If you plan to buy a new dining room table—whether to equip your new home or to replace an old table that’s seen better days—be sure to do it right. Buying a new dining room table isn’t just a matter of picking out one from a catalog or website and hoping for the best. You need to take time to measure your space and review the data to see what size and shape fits best in your dining room. If you aren’t sure where to start, keep reading.
Here’s a guide on how to calculate the right dining table size for your space. Take notes so you’ll know what to look for while shopping for a new piece. Also be sure to calculate the right dimensions to give the craftsperson or woodworker if you’re commissioning a fine piece of handmade wooden furniture.
Read the Room
Before you get out your credit card or checkbook and prepare to shop for a dining room table, take a moment to assess the space it’ll occupy. Note the shape of the room, the position of the doors and windows (if any are present), and the general traffic pattern in and around the room. Pick up some graph paper and draw a simple sketch of the floor layout and any other furniture that’s present. Before you break out the tape measure, decide on the type and shape of table that will work best by doodling possibilities on the page. As a rule of thumb, longer rooms accommodate rectangular tables, while smaller rooms are better suited for square or round tables. Whatever you pick, it will prepare you for the next few steps.
Measure, Measure, Measure
Have your tape measure ready to go! Start with the most basic measurement of all: the perimeter. Specifically, measure the length and the width of the room. Use your graph paper representation to note the measurements, making each square represent inches or whatever works best for you and the project.
Run the Numbers
After writing down and mapping the measurements, take away six feet from the length and width, respectively. Do this to figure out the amount of clearance needed around the table. While you might be able to find a table that fits snugly into a room, it’s no good if your family and guests can’t maneuver the area around the table and while sitting down. When seated, they’ll need at least 24 inches of space around them so they can sit comfortably, reach for items, and get up and sit down without encroaching on others’ personal space. As for the area surrounding the chairs, permit 36 inches of space so people can walk by without jostling or being jostled, and the seated person can push in and away from the table without incident.

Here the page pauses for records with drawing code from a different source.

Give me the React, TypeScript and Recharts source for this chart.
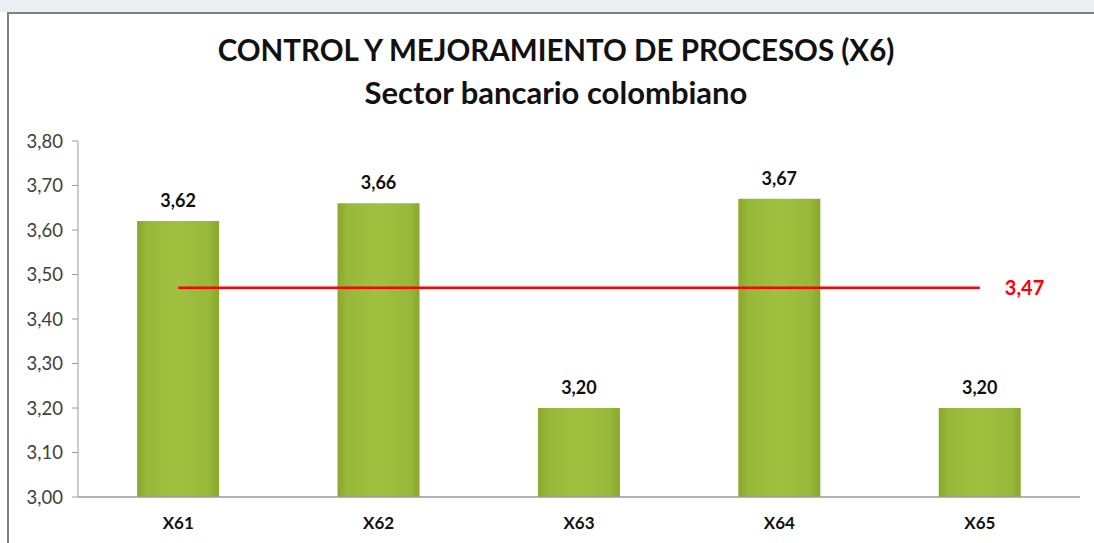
import { ComposedChart, Bar, Line, XAxis, YAxis, LabelList } from 'recharts'

const categories = ['X61', 'X62', 'X63', 'X64', 'X65']
const scores = [3.62, 3.66, 3.2, 3.67, 3.2]
const average = [3.47, 3.47, 3.47, 3.47, 3.47]
const yTicks = [3.0, 3.1, 3.2, 3.3, 3.4, 3.5, 3.6, 3.7, 3.8]

const data = categories.map((name, i) => ({ name, score: scores[i], avg: average[i] }))

const fmt = (v: number) => v.toFixed(2).replace('.', ',')
const FONT = 'Lato, "Open Sans", sans-serif'

function AvgLabel(props: any) {
  const { x, y, index, value } = props
  if (index !== categories.length - 1) return null
  return (
    <text x={x + 25} y={y} dy={7} fill="#ff0000" fontSize={20} fontWeight={700} fontFamily={FONT}>
      {fmt(value)}
    </text>
  )
}

export default function App() {
  return (
    <div style={{ position: 'absolute', left: 0, top: 0, width: 1094, height: 543, background: '#fff', overflow: 'hidden' }}>
      <div style={{ position: 'absolute', left: 0, top: 0, width: 1094, height: 12, background: '#eceef2' }} />
      <div style={{ position: 'absolute', left: 7, top: 12, width: 1100, height: 540, borderLeft: '2px solid #808080', borderTop: '2px solid #808080' }} />
      <div style={{ position: 'absolute', left: 0, top: 28, width: 1112, textAlign: 'center', fontFamily: FONT, fontWeight: 700, color: '#111' }}>
        <div style={{ fontSize: 29.5, lineHeight: '43px' }}>CONTROL Y MEJORAMIENTO DE PROCESOS (X6)</div>
        <div style={{ fontSize: 31, lineHeight: '43px' }}>Sector bancario colombiano</div>
      </div>
      <ComposedChart
        width={1094}
        height={543}
        data={data}
        margin={{ top: 141, right: 14, bottom: 16, left: 18 }}
        barCategoryGap="29.5%"
        style={{ position: 'absolute', left: 0, top: 0 }}
      >
        <defs>
          <linearGradient id="barGreen" x1="0" y1="0" x2="1" y2="0">
            <stop offset="0%" stopColor="#89a82c" />
            <stop offset="12%" stopColor="#98b83a" />
            <stop offset="50%" stopColor="#a0c040" />
            <stop offset="88%" stopColor="#98b83a" />
            <stop offset="100%" stopColor="#89a82c" />
          </linearGradient>
        </defs>
        <XAxis
          dataKey="name"
          axisLine={{ stroke: '#9a9a9a', strokeWidth: 1.5 }}
          tickLine={false}
          tick={{ fill: '#111', fontSize: 17, fontWeight: 700, fontFamily: FONT }}
          tickMargin={14}
        />
        <YAxis
          domain={[3, 3.8]}
          ticks={yTicks}
          width={60}
          tickFormatter={fmt}
          axisLine={{ stroke: '#9a9a9a', strokeWidth: 1 }}
          tickLine={{ stroke: '#9a9a9a' }}
          tickSize={6}
          tick={{ fill: '#404040', fontSize: 18.5, fontFamily: FONT }}
          tickMargin={9}
          allowDataOverflow
        />
        <Bar dataKey="score" fill="url(#barGreen)" isAnimationActive={false}>
          <LabelList
            dataKey="score"
            position="top"
            offset={14}
            formatter={(v: any) => fmt(Number(v))}
            style={{ fill: '#111', fontSize: 18, fontWeight: 700, fontFamily: FONT }}
          />
        </Bar>
        <Line
          dataKey="avg"
          stroke="#ff0000"
          strokeWidth={2.5}
          dot={false}
          activeDot={false}
          isAnimationActive={false}
        >
          <LabelList dataKey="avg" content={<AvgLabel />} />
        </Line>
      </ComposedChart>
    </div>
  )
}
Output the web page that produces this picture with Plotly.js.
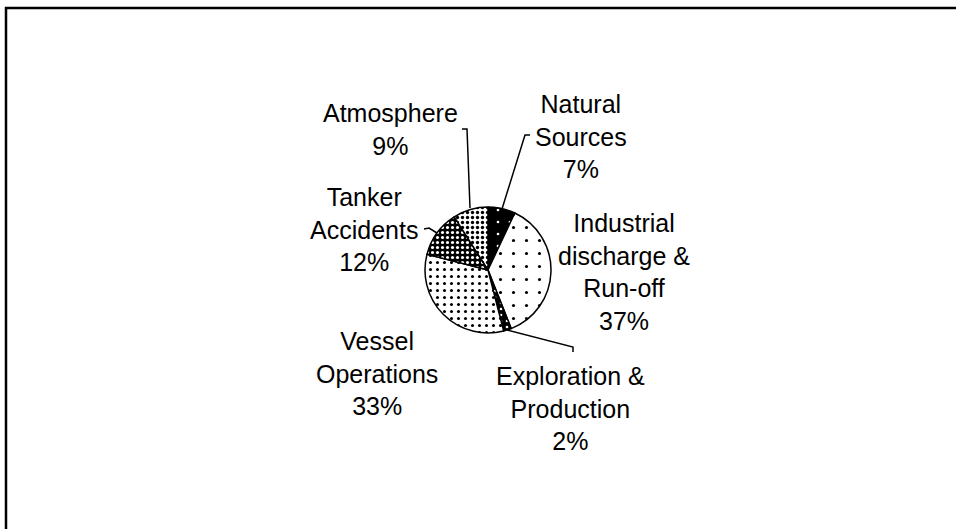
<!DOCTYPE html>
<html>
<head>
<meta charset="utf-8">
<script src="https://cdn.plot.ly/plotly-3.0.1.min.js"></script>
<style>
  html, body { margin: 0; padding: 0; background: #ffffff; }
  #chart { width: 956px; height: 529px; }
</style>
</head>
<body>
<div id="chart"></div>
<script>
// Data
const categories = ["Natural<br>Sources", "Industrial<br>discharge &<br>Run-off", "Exploration &<br>Production", "Vessel<br>Operations", "Tanker<br>Accidents", "Atmosphere"];
const shares = [7, 37, 2, 33, 12, 9];

// Styles
const patternBg = ["#000000", "#ffffff", "#000000", "#ffffff", "#000000", "#ffffff"];
const patternFg = ["#ffffff", "#000000", "#ffffff", "#000000", "#ffffff", "#000000"];
const patternSize = [12, 13, 6, 7, 5, 5];
const patternSolidity = [0.04, 0.045, 0.15, 0.15, 0.3, 0.35];

// Label placement (pixel centres of each label block)
const labelPos = [[581, 136], [624, 272], [570, 408], [377, 373], [364, 230], [390, 129]];

const W = 956, H = 529;
const px = x => x / W;
const py = y => 1 - y / H;

const cx = 488, cy = 270, r = 63;

const trace = {
  type: "pie",
  labels: categories,
  values: shares,
  sort: false,
  direction: "clockwise",
  rotation: 0,
  textinfo: "none",
  hoverinfo: "label+percent",
  showlegend: false,
  domain: { x: [px(cx - r), px(cx + r)], y: [py(cy + r), py(cy - r)] },
  marker: {
    colors: patternBg,
    line: { color: "#000000", width: 1.5 },
    pattern: {
      shape: ".",
      bgcolor: patternBg,
      fgcolor: patternFg,
      size: patternSize,
      solidity: patternSolidity,
      fillmode: "replace"
    }
  }
};

const annotations = categories.map((c, i) => ({
  xref: "paper", yref: "paper",
  x: px(labelPos[i][0]), y: py(labelPos[i][1]),
  xanchor: "center", yanchor: "middle",
  text: c + "<br>" + shares[i] + "%",
  showarrow: false,
  align: "center",
  font: { family: "Liberation Sans, Arial, sans-serif", size: 25, color: "#000000" }
}));

const lineStyle = { color: "#000000", width: 1.5 };
const shapes = [
  // frame (top and left edges visible)
  { type: "line", xref: "paper", yref: "paper", x0: px(5), x1: 1, y0: py(8), y1: py(8), line: { color: "#000000", width: 2.5 } },
  { type: "line", xref: "paper", yref: "paper", x0: px(6), x1: px(6), y0: py(7), y1: 0, line: { color: "#000000", width: 2.5 } },
  // leader lines
  { type: "path", xref: "paper", yref: "paper", path: `M ${px(462)} ${py(129)} L ${px(467)} ${py(129)} L ${px(470)} ${py(208)}`, line: lineStyle },
  { type: "path", xref: "paper", yref: "paper", path: `M ${px(530)} ${py(135)} L ${px(525)} ${py(135)} L ${px(502)} ${py(209)}`, line: lineStyle },
  { type: "path", xref: "paper", yref: "paper", path: `M ${px(424)} ${py(229)} L ${px(429)} ${py(228)} L ${px(437)} ${py(233)}`, line: lineStyle },
  { type: "path", xref: "paper", yref: "paper", path: `M ${px(507)} ${py(330)} L ${px(573)} ${py(347)} L ${px(573)} ${py(352)}`, line: lineStyle }
];

const layout = {
  width: W, height: H,
  margin: { l: 0, r: 0, t: 0, b: 0 },
  paper_bgcolor: "#ffffff",
  plot_bgcolor: "#ffffff",
  showlegend: false,
  annotations: annotations,
  shapes: shapes
};

Plotly.newPlot("chart", [trace], layout, { displayModeBar: false, staticPlot: true });
</script>
</body>
</html>
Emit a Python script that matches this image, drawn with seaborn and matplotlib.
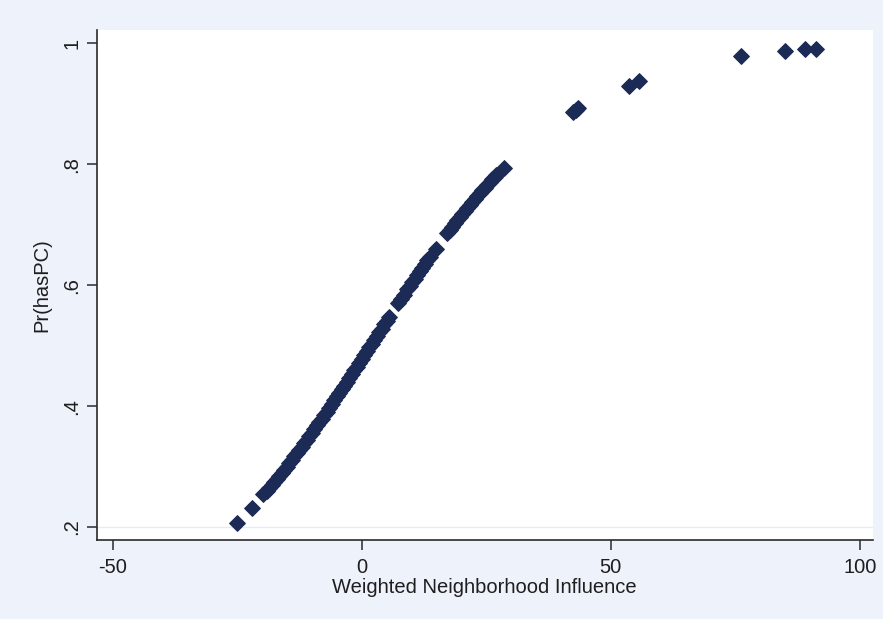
import matplotlib
matplotlib.use("Agg")
import matplotlib.pyplot as plt
import pandas as pd
import seaborn as sns

# Predicted probability of owning a PC against weighted neighbourhood influence
influence = [
    -25.1, -22.1, -19.8,
    -19.0, -18.5, -18.0, -17.5, -17.0, -16.5, -16.0, -15.5, -15.0, -14.5,
    -14.0, -13.5, -13.0, -12.5, -12.0, -11.5, -11.0, -10.5, -10.0, -9.5,
    -9.0, -8.5, -8.0, -7.5, -7.0, -6.5, -6.0, -5.5, -5.0, -4.5,
    -4.0, -3.5, -3.0, -2.5, -2.0, -1.5, -1.0, -0.5, 0.0, 0.5,
    1.0, 1.5, 2.0, 2.5, 3.0, 3.5, 4.0, 4.5, 5.0, 5.5,
    7.3, 7.9, 8.5,
    9.2, 9.7, 10.2, 10.7, 11.2, 11.7, 12.2, 12.7, 13.2, 13.7,
    14.9,
    17.2, 17.7, 18.2, 18.7, 19.2, 19.7, 20.2, 20.7, 21.2, 21.7,
    22.2, 22.7, 23.2, 23.7, 24.2, 24.7, 25.2, 25.7, 26.2, 26.7, 27.0,
    28.5,
    42.4, 43.0, 43.5, 53.7, 55.7, 76.2, 85.0, 89.1, 91.2,
]
pr_haspc = [
    0.206, 0.231, 0.254,
    0.260, 0.265, 0.270, 0.275, 0.280, 0.285, 0.290, 0.295, 0.300, 0.306,
    0.311, 0.317, 0.322, 0.328, 0.333, 0.339, 0.344, 0.350, 0.356, 0.362,
    0.368, 0.373, 0.379, 0.385, 0.391, 0.397, 0.403, 0.410, 0.416, 0.422,
    0.428, 0.434, 0.440, 0.447, 0.453, 0.459, 0.465, 0.472, 0.478, 0.484,
    0.491, 0.497, 0.503, 0.510, 0.516, 0.522, 0.528, 0.535, 0.541, 0.547,
    0.570, 0.577, 0.584,
    0.593, 0.599, 0.605, 0.611, 0.617, 0.623, 0.629, 0.635, 0.641, 0.646,
    0.660,
    0.686, 0.691, 0.697, 0.702, 0.707, 0.712, 0.717, 0.723, 0.728, 0.733,
    0.738, 0.742, 0.747, 0.752, 0.757, 0.761, 0.766, 0.770, 0.775, 0.779, 0.782,
    0.794,
    0.887, 0.890, 0.893, 0.930, 0.938, 0.979, 0.988, 0.990, 0.990,
]

x_ticks = [-50, 0, 50, 100]
x_tick_labels = ["-50", "0", "50", "100"]
y_ticks = [0.2, 0.4, 0.6, 0.8, 1.0]
y_tick_labels = [".2", ".4", ".6", ".8", "1"]

df = pd.DataFrame({"influence": influence, "pr": pr_haspc})

sns.set_style("ticks")
plt.rcParams["font.family"] = ["Liberation Sans", "DejaVu Sans"]

navy = "#1b2b55"
ink = "#1e1e1e"

fig = plt.figure(figsize=(8.83, 6.19), dpi=100, facecolor="#eef2fa")
ax = fig.add_axes([0.1094, 0.1284, 0.8789, 0.8231])
ax.set_facecolor("white")

ax.axhline(0.2, color="#e6ecf6", lw=1.0, zorder=0)

sns.scatterplot(data=df, x="influence", y="pr", marker="D", s=64,
                color=navy, edgecolor=navy, linewidth=0.8, ax=ax, zorder=3)

ax.set_xlim(-53.2, 102.6)
ax.set_ylim(0.1793, 1.022)

ax.set_xticks(x_ticks)
ax.set_xticklabels(x_tick_labels)
ax.set_yticks(y_ticks)
ax.set_yticklabels(y_tick_labels, rotation=90, va="center")

for side in ("top", "right"):
    ax.spines[side].set_visible(False)
for side in ("left", "bottom"):
    ax.spines[side].set_color("#2a2a2a")
    ax.spines[side].set_linewidth(1.2)

ax.tick_params(axis="both", length=7, width=1.1, color="#2a2a2a",
               labelsize=14.5, labelcolor=ink)
ax.tick_params(axis="x", pad=6)
ax.tick_params(axis="y", pad=4)

ax.set_xlabel("Weighted Neighborhood Influence", fontsize=14.5, color=ink, labelpad=1)
ax.set_ylabel("Pr(hasPC)", fontsize=14.5, color=ink, labelpad=8)

fig.savefig("out.png", dpi=100, facecolor=fig.get_facecolor())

Interacting With the Surroundings
Keep the surrounding area and other furnishings in the room at the forefront of your mind. That maneuvering space can be easily thwarted by a breakfront or hutch. In fact, decide if some pieces should stay, go, or find a new location in your home. Elbow room is at a premium in your dining area! While it might make sense to have the China cabinet close to the dining room table, it may not be cozy for you and your guests in terms of getting around. Let the room breathe by removing clutter.
If you plan to have big parties on occasion but don’t have a big dining room by comparison, know that there are ways around such limitations. Find an adjustable dining room table with hidden leaves or other expansion features. Account for the size of the room by considering the table at full extension, of course. This might not allow as much space around the table as you’d like but being slightly cramped is tolerable when you have a wider dining space and surface. Leaves are especially good for smaller tables and rooms, turning your cozy little eating spot into a temporary banquet hall. Note that a small, round adjustable table can expand into a roomy oval, while a smallish square table can elongate into a cozy but roomier rectangle.
Few people like living on the edge, and even fewer like bumping into edges while walking around a dining room with hot plates and the like. The measurements of the perimeter of your dining room table might not be accurate all the way around. Certainly, a square or rectangular table is fixed in size, but a live edge slab dining table may have a more irregular and jagged edge. For lovely but unconventional furnishings like these, round up a bit when measuring to ensure there aren’t any surprises sticking out at one end or another. And don’t forget how the chairs you select will interact with the edge as well!
Look Out for Legs
When figuring out how to calculate the right dining table size for your space, don’t forget the legs! Whether they go straight up and down or stick out slightly, table legs can add another dimension and a potential obstacle or obstacles. Smaller rooms would be best served by a dining room table with a pedestal. This single point of support leaves the area around and under the table largely unimpeded. Round tables are also better for interaction and conversation, putting all those seated in an equal position and granting equal access to each other.
Break Away With a Bench or Stools
If space is at a premium and you don’t mind being a little unconventional, consider bench or stool seating for your dining room table. Whether movable or a permanent installation, benches provide a bit more seating than individual chairs and can also contain secret compartments for storing tablecloths, napkins, plates, silverware, and more, eliminating the need for storage cabinets and leaving more room to move. Stools also save space and can be as comfy as chairs. And when the meal it over, they slide easily under the table for later use.
While looks are important where decorating is concerned, dining room tables also require a practical approach to space and comfort. Keep these suggestions in mind when shopping for a more satisfactory and lovelier dining room table!